NHS bureaucracy is a headache, the sheer hassle I had to undergo in order to send a picture of a patient's rash to dermatology.. Can't just click a picture on my phone and send it over as is the norm back home, nope, breach of patient privacy. I had to dig out a digital camera approved for "clinical photography" lurking on the wards that predates microUSB and is likely as geriatric as the patients. Predictably, it didn't work (the old batteries blew up and had to be scraped out by me using a pencil, and I couldn't get photos off it if I tried as it needed drivers off a CD advertising Windows 98 compatibility, not we had an SD card or a way to read off one). I ended up googling the closest pictures I could find online and sending those off with fervent apologies. So much busy work and utter wastes of everyone's time, but it's how things are done here. I find it farcical that so many important investigations are indefinitely postponed because the patient declined when I asked if I could take their bloods or do an ECG, when they're involuntarily committed because they lack capacity in the first place. Leaving aside that doctors being responsible for taking bloods and performing ECGs would be farcical in most countries, not just India.

It's also bloody cold, unseasonably so for September, I can barely get out of bed in the morning, everyone agrees it's only really heater time in October.

I've been modestly depressed, for the reasons above. Occasionally I get to see the aspects of psychiatry that actually excite me, but they're few and far between at the moment. I can only pray it'll get better. Either way, it's going to be a long 3 years, and assuming I want to go in the UK, yet another 3. I'm being run ragged, and I can't quite muster up the energy to engage here like I used to. I'm sure I'll write a proper post eventually, but thanks for keeping tabs on this poor soul!

Moving to a small town can be tough if you don't know anyone, even if you're a native. I know plenty of people that did their residencies and law clerk service out in the sticks in Sweden and they sounded about as miserable as you.

Keep your chin up, It'll get better once you get to a city!

Also, get season appropriate clothing if you haven't already. I've seen so many Indian tech workers over here that are underdressed come winter and I know how miserable it can be, even if it's just walking to and from the bus. Just go to a goodwill if you don't want to buy something new.

Thank you, I'm certainly looking forward to the big city, albeit everyone here has been so lovely that I'll miss them when I'm gone. I never expected to make close friends up here, I just opted for the closest place I could find to somewhere that's rather out of the way, if I'd decided to commute from said big city, I'd be looking at an hour and a half of travel time every morning and evening, whereas it's as simple as a 10 minute bus now.

I did let my mother coax me into packing heavily for the winter, so I won't outright freeze, but as much as I abhorr the horrendous heat at home, I'm a creature of different climes, and it'll be a while till I adjust.

I know plenty of people that did their residencies and law clerk service out in the sticks in Sweden and they sounded about as miserable as you.

I'd bet, while I don't think I'll suffer too much from SAD (a serendipitous acronym, if not one intentionally named) due to my shunning of the sun, it's going to be an adjustment to waking up in the dark and stumbling home when it's dark at 4. I can only imagine it's even worse in Sweden!

it's going to be an adjustment to waking up in the dark and stumbling home when it's dark at 4. I can only imagine it's even worse in Sweden!

Seeing as Stockholm is north of Kirkwall, I'd say so.
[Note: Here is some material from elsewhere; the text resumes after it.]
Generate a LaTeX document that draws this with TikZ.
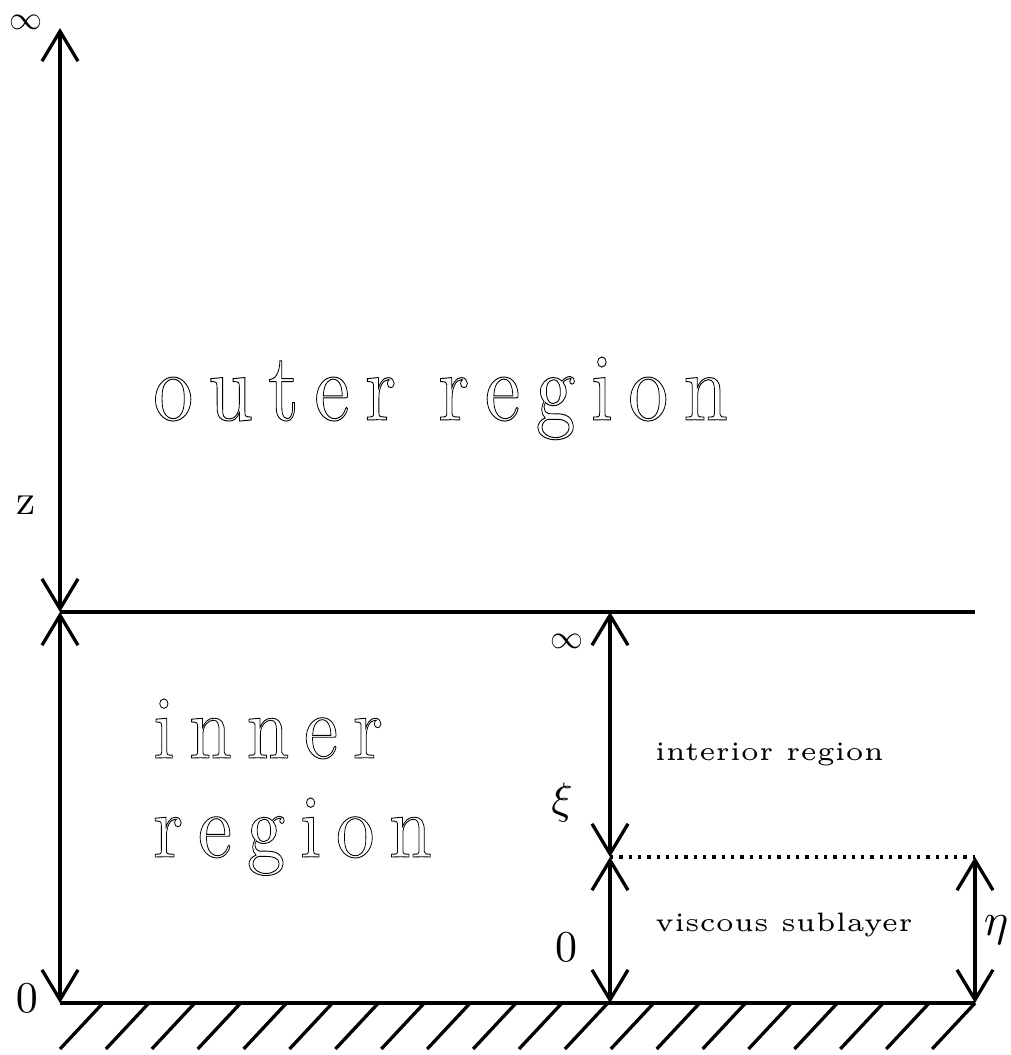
\documentclass[tikz,border=0pt]{standalone}
\usetikzlibrary{arrows.meta}
\usepackage{graphicx}
\tikzset{
  axis/.style={line width=3.3pt, {Straight Barb[length=30pt,width=36pt]}-{Straight Barb[length=30pt,width=36pt]}},
  plain/.style={line width=3.3pt},
  hatch/.style={line width=3.3pt},
  dotline/.style={line width=3.3pt, dash pattern=on 3.3pt off 6pt},
  lab/.style={inner sep=0pt},
  big/.style={inner sep=0pt, anchor=base west},
  small/.style={inner sep=0pt, anchor=base west},
}
\def\lsp#1{\lspA#1\relax}
\def\lspA#1{\ifx\relax#1\else#1\kern1.9pt\relax\expandafter\lspA\fi}
\newcommand{\outlinetext}[1]{\special{pdf:literal direct 1 Tr 0.1 w}#1\special{pdf:literal direct 0 Tr}}
\newcommand{\outl}[3]{\scalebox{#1}[#2]{\fontsize{10}{12}\selectfont\outlinetext{#3}}}
\newcommand{\smtxt}[1]{\scalebox{5.33}{\fontsize{5}{6}\selectfont #1}}
\newcommand{\lbl}[2]{\scalebox{#1}{\fontsize{10}{12}\selectfont #2}}
\begin{document}
\begin{tikzpicture}[x=1pt,y=-1pt]
\useasboundingbox (0,0) rectangle (1010,1055);
% coordinates
\coordinate (Ltop) at (60,28);
\coordinate (Lmid) at (60,612);
\coordinate (Lbot) at (60,1003);
\coordinate (Rline) at (975,612);
\coordinate (Mtop) at (610,612);
\coordinate (Mmid) at (610,857);
\coordinate (Mbot) at (610,1003);
\coordinate (Rtop) at (975,857);
\coordinate (Rbot) at (975,1003);
% lines
\draw[plain] (Lmid) -- (Rline);
\draw[plain] (Lbot) -- (Rbot);
\draw[dotline] (Mmid) -- (Rtop);
\draw[axis] (Lmid) -- (Ltop);
\draw[axis] (Lmid) -- (Lbot);
\draw[axis] (Mtop) -- (Mmid);
\draw[axis] (Mmid) -- (Mbot);
\draw[axis] (Rtop) -- (Rbot);
% hatching
\foreach \i in {0,...,19} {
  \draw[hatch] ({103+\i*45.9},1003) -- ++(-43,46);
}
% labels
\node[lab] (inftyL) at (26,22) {\lbl{3.3}{$\infty$}};
\node[lab] (zL) at (26,505) {\lbl{4.3}{z}};
\node[lab] (zeroL) at (27,998) {\lbl{4.4}{$0$}};
\node[lab] (inftyM) at (567,641) {\lbl{3.3}{$\infty$}};
\node[lab] (xiM) at (562,802) {\lbl{4.4}{$\xi$}};
\node[lab] (zeroM) at (566,947) {\lbl{4.4}{$0$}};
\node[lab] (etaR) at (996,930) {\lbl{4.6}{$\eta$}};
% region texts
\node[big] (outer) at (153,420) {\outl{8.0}{9.6}{\lsp{outer} \lsp{region}}};
\node[big] (inner1) at (153,758) {\outl{7.7}{9.0}{\lsp{inner}}};
\node[big] (inner2) at (153,857) {\outl{7.7}{9.0}{\lsp{region}}};
\node[small] (interior) at (655,760) {\smtxt{interior region}};
\node[small] (viscous) at (655,931) {\smtxt{viscous sublayer}};
\end{tikzpicture}
\end{document}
But then again we're used to walking to school/work in the dark and walking home in the dark as well.

I have some family living up north though and they note that most of the people who move there move away again and it's never due to the cold. People just don't understand how oppressive it can be that the sun barely comes up above the horizon for months at a time (or at all). People think they know but they don't.